### [Supplied material]

○ ○ ○ ○ ○

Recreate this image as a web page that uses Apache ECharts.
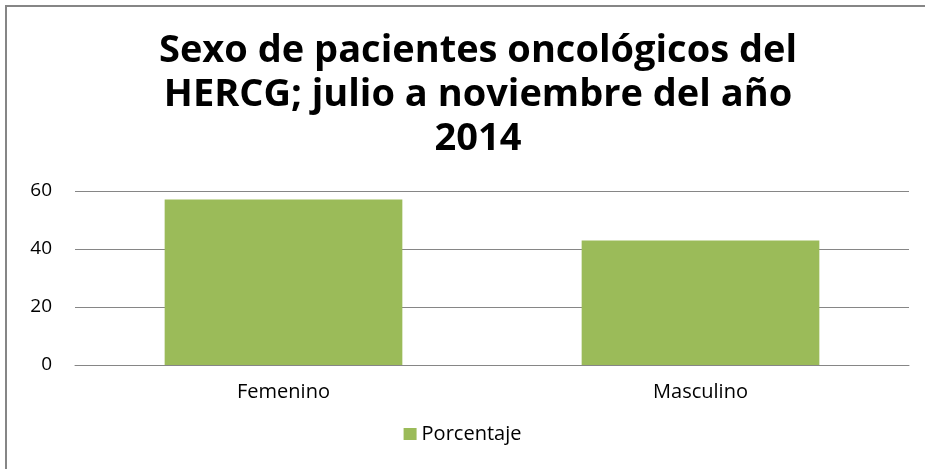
<!DOCTYPE html>
<html>
<head>
<meta charset="utf-8">
<script src="https://cdn.jsdelivr.net/npm/echarts@6/dist/echarts.min.js"></script>
<style>
    html, body { margin: 0; padding: 0; background: #fff; }
    #chart { width: 925px; height: 469px; }
</style>
</head>
<body>
<div id="chart"></div>
<script>
    // datos
    var categorias = ['Femenino', 'Masculino'];
    var porcentaje = [57.1, 42.9];
    var serieNombre = 'Porcentaje';
    var titulo = 'Sexo de pacientes oncológicos del\nHERCG; julio a noviembre del año\n2014';

    var fuente = '"Open Sans", sans-serif';
    var myChart = echarts.init(document.getElementById('chart'));
    myChart.setOption({
        animation: false,
        title: {
            text: titulo,
            left: 473,
            top: 24,
            textAlign: 'center',
            textStyle: {
                fontFamily: fuente,
                fontWeight: 'bold',
                fontSize: 38,
                lineHeight: 44,
                color: '#000'
            }
        },
        // marco del gráfico
        graphic: [{
            type: 'rect',
            shape: { x: 6, y: 6, width: 940, height: 490 },
            style: { fill: 'none', stroke: '#868686', lineWidth: 2 }
        }],
        legend: {
            data: [serieNombre],
            bottom: 20,
            left: 'center',
            itemWidth: 13,
            itemHeight: 12,
            itemGap: 6,
            icon: 'rect',
            textStyle: { fontFamily: fuente, fontSize: 20, color: '#000' }
        },
        grid: { left: 75, right: 16, top: 191, bottom: 104 },
        xAxis: {
            type: 'category',
            data: categorias,
            axisLine: { show: true, lineStyle: { color: '#868686' } },
            axisTick: { show: false },
            axisLabel: { fontFamily: fuente, fontSize: 20, color: '#000', margin: 17 }
        },
        yAxis: {
            type: 'value',
            min: 0,
            max: 60,
            interval: 20,
            axisLine: { show: false },
            axisTick: { show: false },
            splitLine: { lineStyle: { color: '#868686' } },
            axisLabel: { fontFamily: fuente, fontSize: 19, color: '#000', margin: 23 }
        },
        series: [{
            name: serieNombre,
            type: 'bar',
            data: porcentaje,
            barWidth: '57%',
            itemStyle: { color: '#9BBB59' }
        }]
    });
</script>
</body>
</html>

○ ○ ○ ○ ○

### [What this task involves]
Copy nothing but the lines from the top of the material through the line holding "var titulo = 'Sexo", exactly as written; omit pictures.

### [The completed task]
Recreate this image as a web page that uses Apache ECharts.
<!DOCTYPE html>
<html>
<head>
<meta charset="utf-8">
<script src="https://cdn.jsdelivr.net/npm/echarts@6/dist/echarts.min.js"></script>
<style>
    html, body { margin: 0; padding: 0; background: #fff; }
    #chart { width: 925px; height: 469px; }
</style>
</head>
<body>
<div id="chart"></div>
<script>
    // datos
    var categorias = ['Femenino', 'Masculino'];
    var porcentaje = [57.1, 42.9];
    var serieNombre = 'Porcentaje';
    var titulo = 'Sexo de pacientes oncológicos del\nHERCG; julio a noviembre del año\n2014';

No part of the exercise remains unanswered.